Stay alert for distractions.

Most remote interviews come with unexpected distractions: a child or pet coming by for some attention, a doorbell ringing, and so long. These random occurrences can give you valuable glimpses into what each candidate’s behavior looks like when surprises happen. These distractions can be an essential part of any remote interview.

If no interruption occurs during an online chat, it can help to ask the candidate to describe such an occurrence in the past when they were on a critical remote meeting and what they did to manage it gracefully.

Don’t interview people without breaks.

When you sit in your chair interviewing people conducting interviews remotely through a computer, it can be tempting to stay put and conduct interviews into your day one after another. It is essential to take a few minutes between each interview, however. If you do not do this, you may find at the end of the day that all your interviews blur together in your mind and make it hard for you to make the decisions that you need. It is a good idea to take 10 minutes between each interview and write down notes on what you think of each candidate before you move on to the next one.
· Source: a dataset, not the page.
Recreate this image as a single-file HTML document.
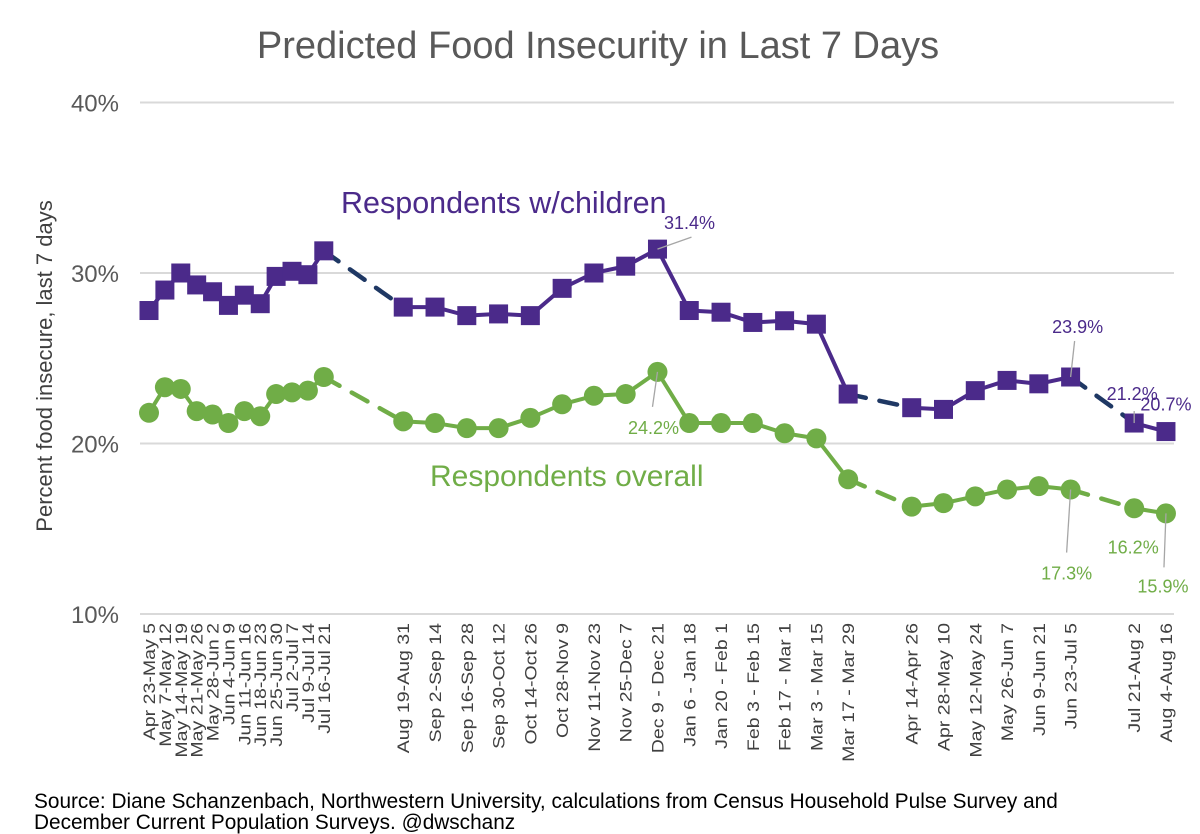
<!DOCTYPE html>
<html><head><meta charset="utf-8"><style>
body{margin:0;background:#fff;}
svg{display:block;font-family:"Liberation Sans",sans-serif;}
</style></head><body>
<svg id="chart" width="1200" height="834">
<text x="598" y="58" text-anchor="middle" font-size="38" fill="#595959">Predicted Food Insecurity in Last 7 Days</text>
<text transform="translate(52,366) rotate(-90)" text-anchor="middle" font-size="22" fill="#404040">Percent food insecure, last 7 days</text>
<g id="grid"></g><g id="xlabels"></g><g id="series"></g><g id="annot"></g>
<text x="341" y="213" font-size="30.5" fill="#4b2a8a">Respondents w/children</text>
<text x="430" y="486" font-size="30" fill="#70ad47">Respondents overall</text>
<text x="34" y="808" font-size="20.8" fill="#000">Source: Diane Schanzenbach, Northwestern University, calculations from Census Household Pulse Survey and</text>
<text x="34" y="829" font-size="20.8" fill="#000">December Current Population Surveys. @dwschanz</text>
</svg>
<script>
const categories=["Apr 23-May 5","May 7-May 12","May 14-May 19","May 21-May 26","May 28-Jun 2","Jun 4-Jun 9","Jun 11-Jun 16","Jun 18-Jun 23","Jun 25-Jun 30","Jul 2-Jul 7","Jul 9-Jul 14","Jul 16-Jul 21","Aug 19-Aug 31","Sep 2-Sep 14","Sep 16-Sep 28","Sep 30-Oct 12","Oct 14-Oct 26","Oct 28-Nov 9","Nov 11-Nov 23","Nov 25-Dec 7","Dec 9 - Dec 21","Jan 6 - Jan 18","Jan 20 - Feb 1","Feb 3 - Feb 15","Feb 17 - Mar 1","Mar 3 - Mar 15","Mar 17 - Mar 29","Apr 14-Apr 26","Apr 28-May 10","May 12-May 24","May 26-Jun 7","Jun 9-Jun 21","Jun 23-Jul 5","Jul 21-Aug 2","Aug 4-Aug 16"];
const slots=[0,1,2,3,4,5,6,7,8,9,10,11,16,18,20,22,24,26,28,30,32,34,36,38,40,42,44,48,50,52,54,56,58,62,64];
const children=[27.8,29.0,30.0,29.3,28.9,28.1,28.7,28.2,29.8,30.1,29.9,31.3,28.0,28.0,27.5,27.6,27.5,29.1,30.0,30.4,31.4,27.8,27.7,27.1,27.2,27.0,22.9,22.1,22.0,23.1,23.7,23.5,23.9,21.2,20.7];
const overall=[21.8,23.3,23.2,21.9,21.7,21.2,21.9,21.6,22.9,23.0,23.1,23.9,21.3,21.2,20.9,20.9,21.5,22.3,22.8,22.9,24.2,21.2,21.2,21.2,20.6,20.3,17.9,16.3,16.5,16.9,17.3,17.5,17.3,16.2,15.9];
const yTicks=[10,20,30,40];
const segments=[[0,11],[12,26],[27,32],[33,34]];
const annotatedChildren=[20,32,33,34];
const annotatedOverall=[20,32,33,34];
const NS="http://www.w3.org/2000/svg";
const X=s=>149+s*15.89;
const Y=v=>614-(v-10)*17.05;
function mk(tag,attrs,parent){const e=document.createElementNS(NS,tag);for(const k in attrs)e.setAttribute(k,attrs[k]);document.getElementById(parent).appendChild(e);return e;}
yTicks.forEach(t=>{
  const l=mk('line',{x1:140,x2:1174,y1:Y(t),y2:Y(t),stroke:'#d9d9d9','stroke-width':2},'grid');
  
  
  const tx=mk('text',{x:119,y:Y(t)+9,'text-anchor':'end','font-size':24,fill:'#595959'},'grid');
  tx.textContent=t+'%';
  
  
});
categories.forEach((c,i)=>{
  const x=X(slots[i])+6;
  const t=mk('text',{transform:`translate(${x},623) rotate(-90) scale(1.15,1)`,'text-anchor':'end','font-size':17,fill:'#404040'},'xlabels');
  t.textContent=c;
  
  
});
function drawSeries(vals,color,dashColor,marker,name){
  segments.forEach((sg,k)=>{
    const pts=[];for(let i=sg[0];i<=sg[1];i++)pts.push(X(slots[i])+','+Y(vals[i]));
    const p=mk('polyline',{points:pts.join(' '),fill:'none',stroke:color,'stroke-width':4,'stroke-linejoin':'round'},'series');
    
    
    if(k<segments.length-1){
      const a=sg[1],b=segments[k+1][0];
      const d=mk('line',{x1:X(slots[a]),y1:Y(vals[a]),x2:X(slots[b]),y2:Y(vals[b]),stroke:dashColor,'stroke-width':4.5,'stroke-dasharray':'18 14','stroke-linecap':'round'},'series');
      
      
    }
  });
  vals.forEach((v,i)=>{
    let m;
    if(marker==='sq') m=mk('rect',{x:X(slots[i])-9.5,y:Y(v)-9.5,width:19,height:19,fill:color},'series');
    else m=mk('circle',{cx:X(slots[i]),cy:Y(v),r:10,fill:color},'series');
    
    
  });
}
drawSeries(overall,'#70ad47','#70ad47','ci','overall');
drawSeries(children,'#4b2a8a','#1f3864','sq','children');
const childOffsets={20:[32,-20,34,-12],32:[7,-44,4,-36],33:[-2,-23,0,-12],34:[0,-21,null,null]};
const overallOffsets={20:[-4,62,-5,35],32:[-4,90,-4,63],33:[-1,45,null,null],34:[-3,79,-2,54]};
function annotate(vals,idx,offs,col,name){
  idx.forEach(i=>{
    const px=X(slots[i]),py=Y(vals[i]);const o=offs[i];
    if(o[2]!==null){
      const l=mk('line',{x1:px,y1:py,x2:px+o[2],y2:py+o[3],stroke:'#a6a6a6','stroke-width':1.3},'annot');
      
      
    }
    const t=mk('text',{x:px+o[0],y:py+o[1],'text-anchor':'middle','font-size':18,fill:col},'annot');
    t.textContent=vals[i].toFixed(1)+'%';
    
    
  });
}
annotate(children,annotatedChildren,childOffsets,'#4b2a8a','children');
annotate(overall,annotatedOverall,overallOffsets,'#70ad47','overall');
</script>
</body></html>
Also, take a short break so that you come to each interview feeling fresh and not tired and therefore predisposed to see people interviewed later in the day more negatively. It is more tiring speaking with people digitally than in person.

Interview people you otherwise might not.

The stakes tend to be lower for remote interviews than for in-person interviews. It takes less time, overall, to go through each candidate’s interview. You can be creative and speak with candidates that might be considered outliers. It could be a candidate without traditional qualifications, someone who lives overseas, or even someone you recognize through a TikTok resume. The luxury of considering unconventional candidates can be a great advantage that remote interviews give you.

Help every candidate reach for success.

Many employers try to help every candidate who applies for an opening. They help them do their best, for example, by emailing them beforehand about how to prepare for a remote interview. Such tips can give candidates the feeling that the company wants them to do well and create a positive atmosphere for all concerned. In addition, they can add a professional touch to any interview.

It will help if you remember that you’re interviewing, too.

The best candidates these days receive multiple job offers anytime they try. They can pick and choose. Anything you do as an interviewer is likely to affect the choice they ultimately decide on. How you dress, the tone you use, and how you converse affect how candidates perceive the company.

Candidates today look for more than just a paycheck. They look for a job that gives them a feeling of well-being that aligns with their values. Interviews in these areas can provide the employer and employee access to critical information that helps them fulfill their goals. These interviews don’t have to be face-to-face. They can work well even if your discussions are online.